…by Brent Weeks
Shadow’s Edge is the second book in the Night Angel trilogy, which chronicles the struggles of Kylar Stern, assassin, Logan Gyre, aspirant-King, Vi, another assassin, and others against the sadistic Godking, Garoth. The Godking’s forces successfully invaded Cenaria at the close of Book 1,The Way of Shadows (see review), bringing a lot death (and presumed death), mayhem, and misunderstanding to the major characters. Kylar’s mentor, master assassin (or ‘wetboy’ as Weeks has unfortunately designated killers with magical talents) Durzo Blint is gone, and Kylar soon swears off killing to pursue his childhood love, Elene. This means leaving the city and fleeing in search of a more normal life.

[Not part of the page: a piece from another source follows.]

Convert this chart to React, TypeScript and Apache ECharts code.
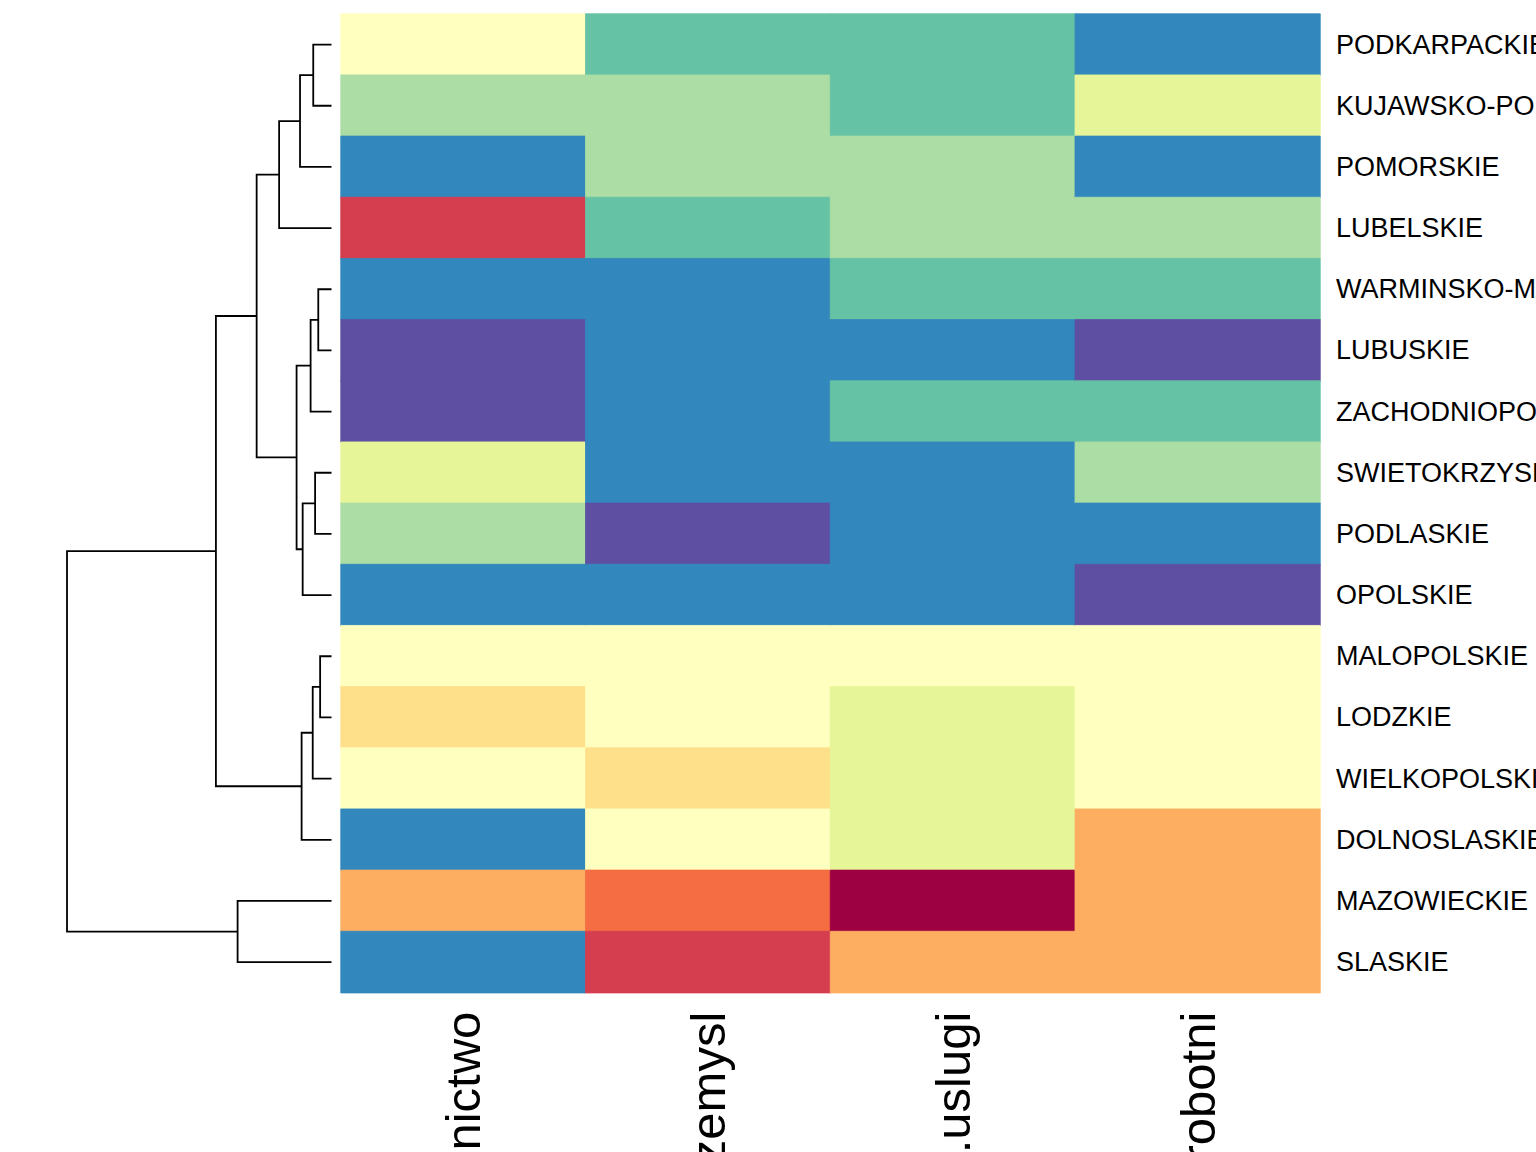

Unbeknownst to Kylar, his best friend Logan is not dead but rather imprisoned in the Hole, which is the most brutal dungeon in the land, filled with the rapists and cannibals. Logan has to survive down there without revealing his identity and completely losing his humanity.
When the Sa’kage (the city’s vast underworld crime syndicate) soon learn they can’t bargain with the brutal Godking, they begin to oppose him and help form the resistance. For that they need Kylar, who has now absorbed an ancient magical forces called the ka’kari and has become nearly immortal, and they need an heir to the throne – Logan. A fairly straightforward plot that still manages to get bogged down for nearly half the book. Some of the subplots turn out to be far more interesting – at least until the book’s climax.
The story of the seer, Dorian, and his wizard colleagues, Feir and Solon, continues to prove interesting. We are also introduced to an academy of female mages, the Sisterhood, through Sister Ariel. There are glimpses into the Godking’s world, as well as the ritualistic magical worship systems that allows him and his wizard council to draw power from their subjects. But the main subplot involves the transition and redemption of Vi, wetboy apprentice to Hu Gibbett. Vi was last seen trying to kill Kylar in Book 1, and she starts out on that path again. She turns out to be fairly sympathetic, mostly due to her circumstances. Recruited by the sadistic Hu at a young age, after she’d already been forced to live as a prostitute, she kills with relish and vengeance in her heart, but when she gets away from the streets of Cenaria, from Hu Gibbett and the Godking, she begins to have questions. She sees how Kylar has attempted to reject the wetboy life. It’s classic out-of-the-darkness, which Brent Weeks does well. He explored this theme in the last book with Durzo, albeit in a different manner.
Unfortunately, Shadow’s Edge suffers from second-book syndrome – at least during the first 300 or so pages – and it seems to be treading water and setting up pieces for Book 3. Weeks has structured the story around Kylar and Logan, neither of which have much to do for awhile. This would’ve been the perfect opportunity to flesh out some of those other characters (Dorian, Sister Ariel, etc.) in more detail and even introduce some of the players that will obviously be important in Book 3. Instead we have too many chapters of Kylar and Elene trying to live their normal life, with Kylar brooding about his darker nature. It’s one of many Star Wars-esque moments you may well note when reading this series.
Weeks would’ve been better served sticking with the conventional Hollywood formula for the reluctant hero (which he eventually turns to anyway), instead of wasting chapters with Kylar’s angst. Said angst comes across as disingenuous and manufactured, almost as if Weeks can’t quite decide where he wants Kylar to go. As for Logan in the dungeon: his story is somewhat more compelling and useful and also sets the stage for later developments.
The tempo increases the last half of the novel, building to a frenetic pace and intercut showdowns once again reminiscent of Star Wars. The action comes quick and hard, and the pages turn. Give Weeks credit for building the tension and managing the various action sequences; still it would be nice if he could’ve spaced some of these moments out and figured out how to introduce a few earlier.
The criticism of the first book regarding how powerful and super-heroic some characters (like Kylar) are still stands. A strange complaint from yours truly, but perhaps the problem is the lack of menace to certain important characters (again, like Kylar). At least with the Godking and his Vurdmeisters around you have sufficiently powerful enemies.
Despite some of these negatives, I did enjoy the book. Weeks can write action and magic, and he handles most of the characters well. The world of Cenaria has just enough sense of history, just enough, grime and darkness to maintain its appeal. If you can look past a few anachronistic bits of dialogue here and there, and some painfully sophomoric high school romance moments, there’s much to enjoy.
I would recommend these books to fans of action-oriented darker fantasy and sword & sorcery – though I wouldn’t quite characterize them as the latter. I liked Shadow’s Edge enough to pick up Book 3 in the series (soon to be read and reviewed at Beemsville), which should mean something as I’m not a habitual series-finisher.